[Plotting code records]
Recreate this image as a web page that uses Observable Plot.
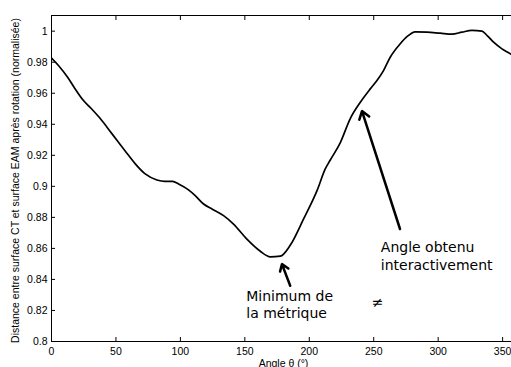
<!DOCTYPE html>
<html><head><meta charset="utf-8">
<script src="https://cdn.jsdelivr.net/npm/d3@7"></script>
<script src="https://cdn.jsdelivr.net/npm/@observablehq/plot@0.6"></script>
<style>
html,body{margin:0;padding:0;background:#fff;overflow:hidden;}
#chart svg{overflow:hidden;display:block;}
</style></head><body><div id="chart"></div>
<script>
// Angle θ (°) and normalised distance
const angles    = [0, 5.4, 12.5, 17.5, 24.8, 31, 37.5, 47, 57, 65, 72.7, 81.8, 88, 94, 98.6, 106.3, 111.5, 118, 124.5, 133.5, 141.2, 151.6, 162, 169.7, 177.5, 185.2, 195.6, 206, 212.4, 216.3, 224, 231.8, 239.6, 247.3, 252.5, 257.6, 262.8, 270.6, 276, 282.2, 291.3, 301.6, 310.7, 318.5, 326.2, 334, 338, 343, 349.5, 356.7, 360];
const distances = [0.9827, 0.9779, 0.9703, 0.9639, 0.9553, 0.9500, 0.9440, 0.9338, 0.9230, 0.9145, 0.9080, 0.9041, 0.9032, 0.9032, 0.9015, 0.8977, 0.8940, 0.8886, 0.8854, 0.8811, 0.8757, 0.8660, 0.8582, 0.8546, 0.8550, 0.8620, 0.8790, 0.8972, 0.9112, 0.9170, 0.9280, 0.9437, 0.9542, 0.9628, 0.9682, 0.9746, 0.9832, 0.9919, 0.9966, 0.9996, 0.9994, 0.9987, 0.9981, 0.9994, 1.0005, 1.0000, 0.9972, 0.9929, 0.9886, 0.9850, 0.9827];

const xTicks = [0, 50, 100, 150, 200, 250, 300, 350];
const yTicks = [0.8, 0.82, 0.84, 0.86, 0.88, 0.9, 0.92, 0.94, 0.96, 0.98, 1];
const yTickLabels = ["0.8", "0.82", "0.84", "0.86", "0.88", "0.9", "0.92", "0.94", "0.96", "0.98", "1"];
const xLabel = "Angle θ (°)";
const yLabel = "Distance entre surface CT et surface EAM après rotation (normalisée)";

// annotations (in data units)
const noteText  = ["Minimum de", "la métrique", "Angle obtenu", "interactivement"];
const noteAngle = [151.1, 151.1, 255.5, 255.5];
const noteValue = [0.8288, 0.8179, 0.8605, 0.8488];
const neqText  = ["≠"];
const neqAngle = [253.1];
const neqValue = [0.8252];
const arrowFromAngle = [185.2, 270.4];
const arrowFromValue = [0.8359, 0.8725];
const arrowToAngle   = [178.8, 240.9];
const arrowToValue   = [0.8499, 0.9485];

const curve = angles.map((a, i) => ({angle: a, value: distances[i]}));
const notes = noteText.map((t, i) => ({t, a: noteAngle[i], v: noteValue[i]}));
const neq = neqText.map((t, i) => ({t, a: neqAngle[i], v: neqValue[i]}));
const arrows = arrowFromAngle.map((a, i) => ({x1: a, y1: arrowFromValue[i], x2: arrowToAngle[i], y2: arrowToValue[i]}));

const annoFont = "'DejaVu Sans', sans-serif";

const chart = Plot.plot({
  width: 511, height: 367,
  marginLeft: 51, marginRight: -4, marginTop: 15, marginBottom: 26,
  style: {fontFamily: "'Liberation Sans', Arial, sans-serif", fontSize: "10.5px", background: "#fff", color: "#000"},
  x: {domain: [0, 360], label: null},
  y: {domain: [0.8, 1.0101], label: null},
  marks: [
    Plot.frame({stroke: "#000", strokeWidth: 1}),
    Plot.axisX({ticks: xTicks, tickSize: 0, tickPadding: 6.5, label: null, tickFormat: d => String(d)}),
    Plot.axisX({ticks: xTicks, tickSize: 4, dy: -4, label: null, tickFormat: () => ""}),
    Plot.axisX({anchor: "top", ticks: xTicks, tickSize: 4, dy: 4, label: null, tickFormat: () => ""}),
    Plot.axisY({ticks: yTicks, tickSize: 0, tickPadding: 4, label: null, tickFormat: d => yTickLabels[yTicks.indexOf(d)]}),
    Plot.axisY({ticks: yTicks, tickSize: 4, dx: 4, label: null, tickFormat: () => ""}),
    Plot.axisY({anchor: "right", ticks: yTicks, tickSize: 4, dx: -4, label: null, tickFormat: () => ""}),
    Plot.line(curve, {x: "angle", y: "value", stroke: "#000", strokeWidth: 1.7, curve: "monotone-x", clip: true}),
    Plot.arrow(arrows, {x1: "x1", y1: "y1", x2: "x2", y2: "y2", stroke: "#000", strokeWidth: 2.5, headLength: 5.4, headAngle: 70}),
    Plot.text(notes, {x: "a", y: "v", text: "t", textAnchor: "start", lineAnchor: "middle", fontFamily: annoFont, fontSize: 14, fill: "#000"}),
    Plot.text(neq, {x: "a", y: "v", text: "t", textAnchor: "middle", lineAnchor: "middle", fontFamily: annoFont, fontSize: 14, fill: "#000"}),
    Plot.text([xLabel], {frameAnchor: "bottom", dy: 25, lineAnchor: "bottom", text: d => d, fill: "#000"}),
    Plot.text([yLabel], {frameAnchor: "left", rotate: -90, dx: -39.5, dy: 2, textAnchor: "middle", lineAnchor: "top", fontSize: 10.5, text: d => d, fill: "#000"})
  ]
});
document.getElementById("chart").appendChild(chart);
</script></body></html>
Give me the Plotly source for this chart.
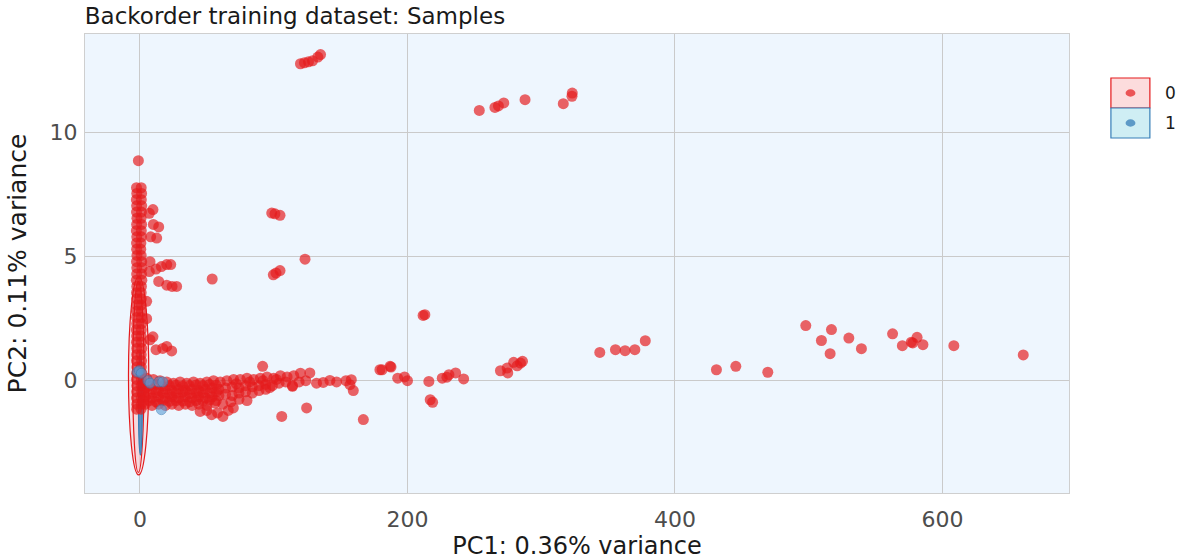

**Exercise brief:**
Every line of the material is to be quoted exactly, with no pictures carried over.

**Task result:**
Recreate this image as a web page that uses Observable Plot.
<!DOCTYPE html>
<html><head><meta charset="utf-8">
<script src="https://cdn.jsdelivr.net/npm/d3@7"></script>
<script src="https://cdn.jsdelivr.net/npm/@observablehq/plot@0.6"></script>
<style>
html,body{margin:0;padding:0;background:#fff;overflow:hidden;}
#chart svg{overflow:hidden;display:block;}
</style></head><body><div id="chart"></div>
<script>
// Angle θ (°) and normalised distance
const angles    = [0, 5.4, 12.5, 17.5, 24.8, 31, 37.5, 47, 57, 65, 72.7, 81.8, 88, 94, 98.6, 106.3, 111.5, 118, 124.5, 133.5, 141.2, 151.6, 162, 169.7, 177.5, 185.2, 195.6, 206, 212.4, 216.3, 224, 231.8, 239.6, 247.3, 252.5, 257.6, 262.8, 270.6, 276, 282.2, 291.3, 301.6, 310.7, 318.5, 326.2, 334, 338, 343, 349.5, 356.7, 360];
const distances = [0.9827, 0.9779, 0.9703, 0.9639, 0.9553, 0.9500, 0.9440, 0.9338, 0.9230, 0.9145, 0.9080, 0.9041, 0.9032, 0.9032, 0.9015, 0.8977, 0.8940, 0.8886, 0.8854, 0.8811, 0.8757, 0.8660, 0.8582, 0.8546, 0.8550, 0.8620, 0.8790, 0.8972, 0.9112, 0.9170, 0.9280, 0.9437, 0.9542, 0.9628, 0.9682, 0.9746, 0.9832, 0.9919, 0.9966, 0.9996, 0.9994, 0.9987, 0.9981, 0.9994, 1.0005, 1.0000, 0.9972, 0.9929, 0.9886, 0.9850, 0.9827];

const xTicks = [0, 50, 100, 150, 200, 250, 300, 350];
const yTicks = [0.8, 0.82, 0.84, 0.86, 0.88, 0.9, 0.92, 0.94, 0.96, 0.98, 1];
const yTickLabels = ["0.8", "0.82", "0.84", "0.86", "0.88", "0.9", "0.92", "0.94", "0.96", "0.98", "1"];
const xLabel = "Angle θ (°)";
const yLabel = "Distance entre surface CT et surface EAM après rotation (normalisée)";

// annotations (in data units)
const noteText  = ["Minimum de", "la métrique", "Angle obtenu", "interactivement"];
const noteAngle = [151.1, 151.1, 255.5, 255.5];
const noteValue = [0.8288, 0.8179, 0.8605, 0.8488];
const neqText  = ["≠"];
const neqAngle = [253.1];
const neqValue = [0.8252];
const arrowFromAngle = [185.2, 270.4];
const arrowFromValue = [0.8359, 0.8725];
const arrowToAngle   = [178.8, 240.9];
const arrowToValue   = [0.8499, 0.9485];

const curve = angles.map((a, i) => ({angle: a, value: distances[i]}));
const notes = noteText.map((t, i) => ({t, a: noteAngle[i], v: noteValue[i]}));
const neq = neqText.map((t, i) => ({t, a: neqAngle[i], v: neqValue[i]}));
const arrows = arrowFromAngle.map((a, i) => ({x1: a, y1: arrowFromValue[i], x2: arrowToAngle[i], y2: arrowToValue[i]}));

const annoFont = "'DejaVu Sans', sans-serif";

const chart = Plot.plot({
  width: 511, height: 367,
  marginLeft: 51, marginRight: -4, marginTop: 15, marginBottom: 26,
  style: {fontFamily: "'Liberation Sans', Arial, sans-serif", fontSize: "10.5px", background: "#fff", color: "#000"},
  x: {domain: [0, 360], label: null},
  y: {domain: [0.8, 1.0101], label: null},
  marks: [
    Plot.frame({stroke: "#000", strokeWidth: 1}),
    Plot.axisX({ticks: xTicks, tickSize: 0, tickPadding: 6.5, label: null, tickFormat: d => String(d)}),
    Plot.axisX({ticks: xTicks, tickSize: 4, dy: -4, label: null, tickFormat: () => ""}),
    Plot.axisX({anchor: "top", ticks: xTicks, tickSize: 4, dy: 4, label: null, tickFormat: () => ""}),
    Plot.axisY({ticks: yTicks, tickSize: 0, tickPadding: 4, label: null, tickFormat: d => yTickLabels[yTicks.indexOf(d)]}),
    Plot.axisY({ticks: yTicks, tickSize: 4, dx: 4, label: null, tickFormat: () => ""}),
    Plot.axisY({anchor: "right", ticks: yTicks, tickSize: 4, dx: -4, label: null, tickFormat: () => ""}),
    Plot.line(curve, {x: "angle", y: "value", stroke: "#000", strokeWidth: 1.7, curve: "monotone-x", clip: true}),
    Plot.arrow(arrows, {x1: "x1", y1: "y1", x2: "x2", y2: "y2", stroke: "#000", strokeWidth: 2.5, headLength: 5.4, headAngle: 70}),
    Plot.text(notes, {x: "a", y: "v", text: "t", textAnchor: "start", lineAnchor: "middle", fontFamily: annoFont, fontSize: 14, fill: "#000"}),
    Plot.text(neq, {x: "a", y: "v", text: "t", textAnchor: "middle", lineAnchor: "middle", fontFamily: annoFont, fontSize: 14, fill: "#000"}),
    Plot.text([xLabel], {frameAnchor: "bottom", dy: 25, lineAnchor: "bottom", text: d => d, fill: "#000"}),
    Plot.text([yLabel], {frameAnchor: "left", rotate: -90, dx: -39.5, dy: 2, textAnchor: "middle", lineAnchor: "top", fontSize: 10.5, text: d => d, fill: "#000"})
  ]
});
document.getElementById("chart").appendChild(chart);
</script></body></html>
Give me the Plotly source for this chart.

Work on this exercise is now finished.